Jan 052011

The wisdom of The Hall continues to amaze me. For as many knowledgeable individuals who dazzle with their rock knowledge, it is the collective wisdom of our participants that I find most dazzling.

It is in this spirit that I want to allow for further amazement—not only for the people but by the people. I was going to try to turn this into my own original post, maybe even do a few minutes of research on the Web, but then I thought better of it. Instead, I’d like to pose a question to the collective wisdom of The Orockle.

The question I’d like to pose—and one that I hope will inspire other questions we’d like to have asked when we had more time to find the answers ourselves—will follow a little bit of background. Read on, please.

I’m a big fan of The Specials‘ second album, More Specials. I especially like the weird “cocktail ska” songs on that album, like this one, “I Can’t Stand It,” featuring—maybe unfortunately so, if you don’t share my taste for awkward, off-key British girl singing—Rhoda Dakar in, for the most part, a unison duet with equally delightfully awkward and imprecise Terry Hall. My question concerns whatever it is that happens in the final section of the song, beginning at the 3:08 mark of this video. I have a hard enough time grasping the mechanics of harmony singing when two precises vocalists sing together, but when Dakar jumps up to a higher plane than she had in previous, paralell points in the song I’m really confused—and even more delighted. Is she suddenly jumping up to a harmony line and octave higher than the natural harmony where Hall is singing?

This question will likely be a no-brainer for The Orockle, but my hope is that it will inspire others to pose their long-held music-theory mysteries for analysis and discussion. Thank you.


  14 Responses to “Consult the Orockle: Rhoda Dakar’s Leap in the Final Segment of The Specials’ “I Can’t Stand It””

  1. cherguevara

    Sounds like she’s just going up a 3rd and singing a parallel line, changing the interval when needed. I think it’s just the looseness of it and the hard panning of the two vocals that make it seem weirder than it really is.

  2. BigSteve

    I agree that it’s a fairly normal harmony line that only sounds unusual because of the perversity of the mix. Also her dramatically wobbly vibrato doesn’t really work that well with Terry Hall’s flat, deadpan vocal style. It might have made more sense to have her sing harmony throughout instead of just that last bit, but nothing about this album makes conventional sense.

    Btw Ms. Dakar was a featured vocalist on this track on the recent (2009) Madness album:


    Notice how she sings in a much lower register now, though still pretty warbly. Also notice that the track fades out with a cheesy drum machine sound vaguely similar to the one on I Can’t Stand It. A nod to their old Two Tone buddies maybe?

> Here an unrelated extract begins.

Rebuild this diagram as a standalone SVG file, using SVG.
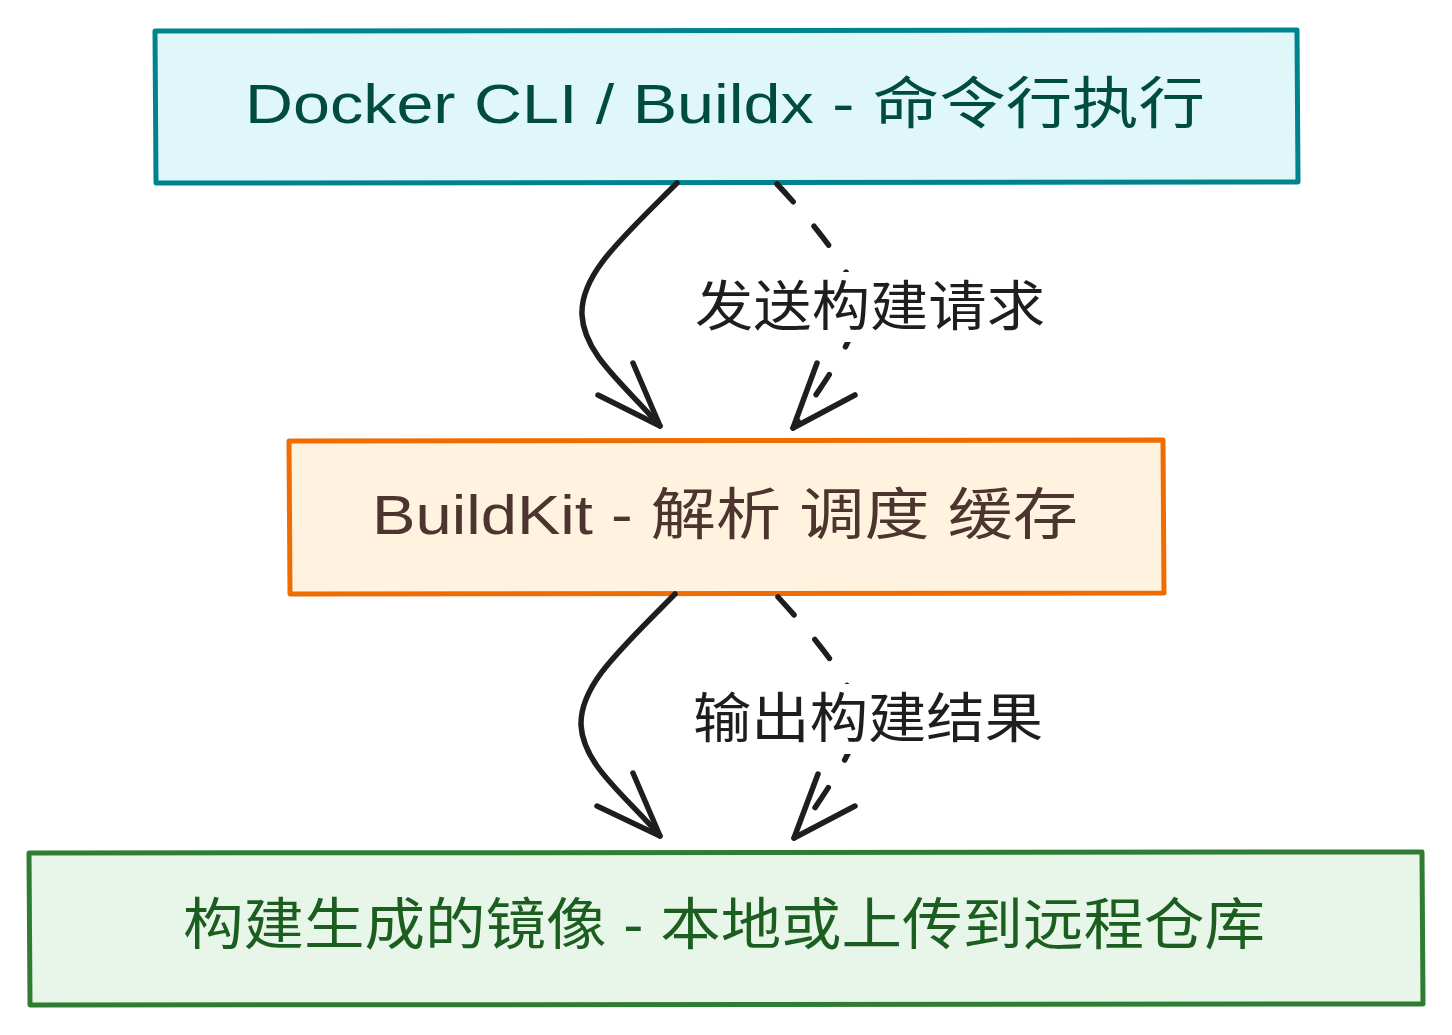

  3. Pretty cool, BigSteve. I had no idea she was still around or that Madness was still making records.

  4. cherguevara

    Listen to it in mono, see if it still sounds weird to you. Things that are supposed to be working in harmony, like backing vocals and horn sections, work better in mono. I say this objectively.

  5. Could be, but to me one of the charms of that album is the ridiculously split mix. It’s often like listening to two albums at once. For me, More Specials is one of those albums that pointed the way toward a type of music making that would never be fulfilled.

  6. The voices also sound odd because they are very out of synch, Rhoda consistently ahead of the beat and Terry always on the back end. Are they in unison for the rest of the song except for that one line where Rhoda goes to a minor sounding change?

    I’d need to sit down with an instrument in my hand to check that out.

  7. Yeah, it seems like they’re in unison (albeit shakily) throughout the song until that point.

  8. Remember, in this particular thread, The Orockle welcomes other questions regarding mysterious music-theory occurences. “Bring ’em on,” sayeth The Orockle.

  9. bostonhistorian

    Madness’s “Liberty of Norton Folgate”. album is really good, especially the title track.

  10. cherguevara

    Second chord of “I am the cosmos.” Go.

  11. The tabs say this:


    D to a D with a C# in the bass to an Em. That seems to make sense, but the Big Star guys do have a knack for making their guitars jangle just so. Does anyone know what kind of axes they played in the early days?

  12. cherguevara

    I don’t think that’s right.

    C# E A B E, more like a C#m7 than a D/C#

  13. Could be, cher. I haven’t pulled out my guitar yet. I wonder if HVB knows this one. It’s up one of his stylistic alleys – and he seems to have a much better ear than I do.

  14. cherguevara

    I’ll add that I don’t think I’m right either, that’s why I ask.